Love it or hate it, “Avatar,” James Cameron’s latest venture into exorbitant-budget cinema, is a bad movie. Let me explain: “Avatar” is, at best, half a movie. The 3D visuals are as breathtaking as the plot is insipid. Most of you, by now, either plan to see it or shun it. However, if you plan on waiting for the DVD release of “Avatar,” don’t waste your time (unless you plan on purchasing one of those $2,000 3D TVs set for release this spring). Watching it in 3D is the only way you will get anything out of it. Which gets me back to my initial point: “Avatar” is a bad movie.
To give credit where credit is due, Cameron wrote the screenplay for the film (i.e. the ideas behind the movie are his and his alone), which is something most of his fellow American and so-called ‘Oscar worthy’ directors like David Fincher (“Fight Club,” “Zodiac” or “The Curious Case of Benjamin Button”) can’t say about their own films. Cameron’s films, however, have rarely enjoyed good screenplays and “Avatar” may be his worst yet.
Let’s start with the obvious: the characters. The meat of Cameron’s previous stories have been the characters, but in “Avatar” they provide merely a backdrop for layers upon layers of allegory. My fellow cinefile, Whitman sophomore Alex Pearson, reminded me that even in “Titanic,” a film I loathe to this day, Cameron made Kate Winslet’s character interesting enough to root for and, halfway in, you are struck by the fact that the entire story is uniquely driven by a non-stereotyped female character: feats that, lamentably, most movies fail to achieve. Conversely, “Avatar” is recklessly carried by a growling colonel (Stephen Lang), an uninspiring hero (Sam Worthington) and “Na’vi For Dummies” manual (Zoe Saldana): three items I would not take to a foreign world like Pandora.

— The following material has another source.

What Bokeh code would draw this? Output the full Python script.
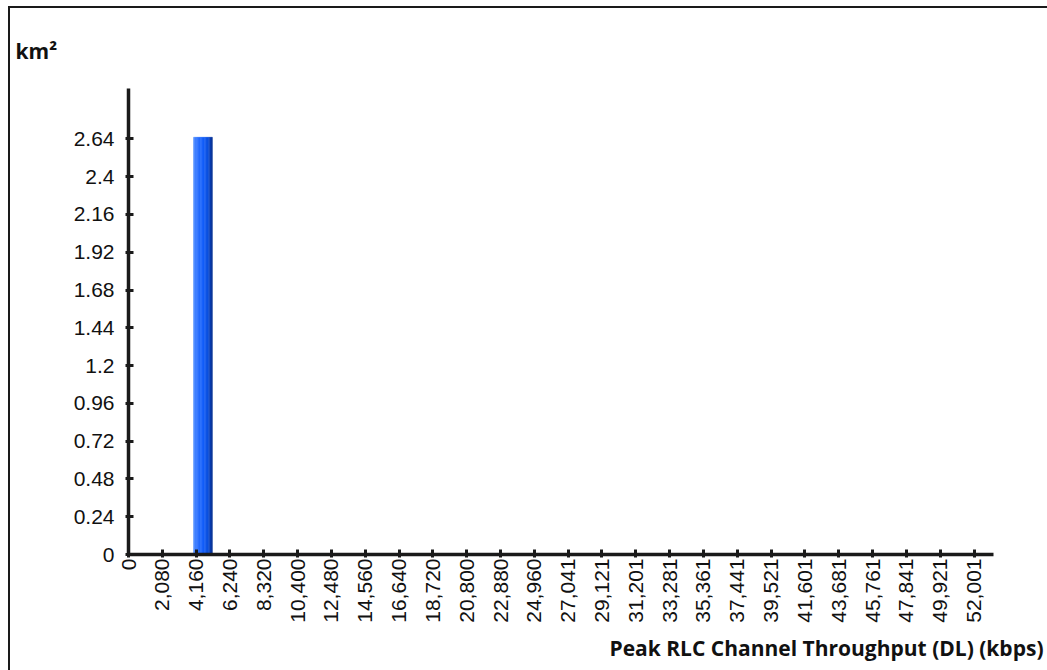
import math
from bokeh.plotting import figure
from bokeh.models import FixedTicker, NumeralTickFormatter, CustomJSTickFormatter, Title, Range1d
from bokeh.embed import file_html
from bokeh.resources import INLINE

# ---- data ----
bin_centers = [4580]
bin_widths = [1160]
area_km2 = [2.65]
x_ticks = [0, 2080, 4160, 6240, 8320, 10400, 12480, 14560, 16640, 18720, 20800,
           22880, 24960, 27041, 29121, 31201, 33281, 35361, 37441, 39521, 41601,
           43681, 45761, 47841, 49921, 52001]
y_ticks = [0, 0.24, 0.48, 0.72, 0.96, 1.2, 1.44, 1.68, 1.92, 2.16, 2.4, 2.64]
x_title = "Peak RLC Channel Throughput (DL) (kbps)"
y_title = "km²"

X_END = 53200
Y_END = 2.96

p = figure(width=1047, height=670, output_backend="svg", toolbar_location=None,
           x_range=Range1d(0, X_END), y_range=Range1d(0, Y_END),
           min_border_left=128, min_border_right=54, min_border_top=88, min_border_bottom=116)
p.grid.visible = False
p.outline_line_color = None
p.background_fill_color = None
p.border_fill_color = None
p.styles = {"box-shadow": "inset 8px 6px 0 0 #ffffff, inset 10px 8px 0 0 #1a1a1a"}

# gradient bar built from strips
stops = [(0.0, (0x5a, 0x95, 0xff)), (0.2, (0x2a, 0x70, 0xff)), (0.55, (0x12, 0x5e, 0xfa)),
         (0.8, (0x0a, 0x4c, 0xd8)), (1.0, (0x05, 0x2c, 0x8a))]

def grad(t):
    for (t0, c0), (t1, c1) in zip(stops[:-1], stops[1:]):
        if t0 <= t <= t1:
            f = (t - t0) / (t1 - t0)
            return "#%02x%02x%02x" % tuple(int(round(a + (b - a) * f)) for a, b in zip(c0, c1))
    return "#%02x%02x%02x" % stops[-1][1]

n = 14
for c, w, v in zip(bin_centers, bin_widths, area_km2):
    lefts, rights, cols = [], [], []
    for k in range(n):
        lefts.append(c - w / 2 + k * w / n)
        rights.append(c - w / 2 + (k + 1) * w / n)
        cols.append(grad((k + 0.5) / n))
    p.quad(left=lefts, right=rights, bottom=[0] * n, top=[v] * n,
           fill_color=cols, line_color=cols, line_width=0.5)

for ax in (p.xaxis[0], p.yaxis[0]):
    ax.axis_line_width = 3.5
    ax.axis_line_color = "#1a1a1a"
    ax.major_tick_line_width = 3
    ax.major_tick_line_color = "#1a1a1a"
    ax.major_tick_in = 5
    ax.major_tick_out = 3
    ax.minor_tick_line_color = None
    ax.major_label_text_font = "Liberation Sans"
    ax.major_label_text_font_size = "21px"
    ax.major_label_text_color = "#111111"

p.xaxis.ticker = FixedTicker(ticks=x_ticks)
p.xaxis.formatter = NumeralTickFormatter(format="0,0")
p.xaxis.major_label_orientation = math.pi / 2
p.xaxis.major_label_standoff = 1

p.yaxis.ticker = FixedTicker(ticks=y_ticks)
p.yaxis.formatter = CustomJSTickFormatter(code="return String(Math.round(tick*100)/100);")
p.yaxis.major_label_standoff = 11

p.add_layout(Title(text=y_title, align="left", offset=-113, standoff=47,
                   text_font="Open Sans", text_font_style="bold", text_font_size="21px",
                   text_color="#111111"), "above")
p.add_layout(Title(text=x_title, align="right", offset=-50, standoff=13,
                   text_font="Open Sans", text_font_style="bold", text_font_size="21px",
                   text_line_height=1.4, text_color="#111111"), "below")

open("out.html", "w").write(file_html(p, INLINE))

Next, we have the never-ending ennui (what others call the film’s plot). Unlike his better films, namely “Terminator” and “Aliens,” Cameron heaves the plot of “Avatar” into the Pandora (allegory: Iraq) rain forest exceptionally prematurely. All we are told is that a corporation that employs marines (allegory: Blackwater) seeks to exploit the reserves of a valuable mineral called unobtanium (allegory: oil) before we endure an hour-and-30-minute-long encyclopedic explanation of our hero’s interactions with all the mundane elements of that world.
What the first half of the movie unfortunately demonstrates is how the impossible can not only become possible, but boring, when introduced in large quantities. Furthermore, stories of encounters (take note first-years!) are recycled without nuance by each generation: As a recent post on the ever-wonderful FAIL Blog points out, the plot of “Avatar” is eerily familiar to that of Disney’s “Pocahontas” so as to almost constitute plagiarism.
It’s unfortunate that Cameron chose to marry pathetic plot devices (and a terrible narrative) to beautiful visuals that nearly forced me to overcome my acrophobia. What’s more remarkable is the way “Avatar” uses 3D to accentuate depth instead of the proximity of objects to one’s head. Most 3D movies, until now, find humor in throwing objects or sticking things out of the picture at the audience: Even Henry Selick’s gorgeous adaptation of “Coraline,” arguably the film that most effectively used 3D until “Avatar,” hinged on things popping out at its audience.
Fundamentally, a film consists of two elements: an audio-visual one and a narrative one. “Avatar” only has a good audio-visual component and that is why it is a bad movie. A half-movie is not a good movie at all. Like “Titanic,” “Avatar” is not even a mediocre movie because it lacks the half that gives it any purpose, emotion or drive. But also, like “Titanic,” it is one that will force future cinematographers to reconsider the ways in which they employ technological advances in their films.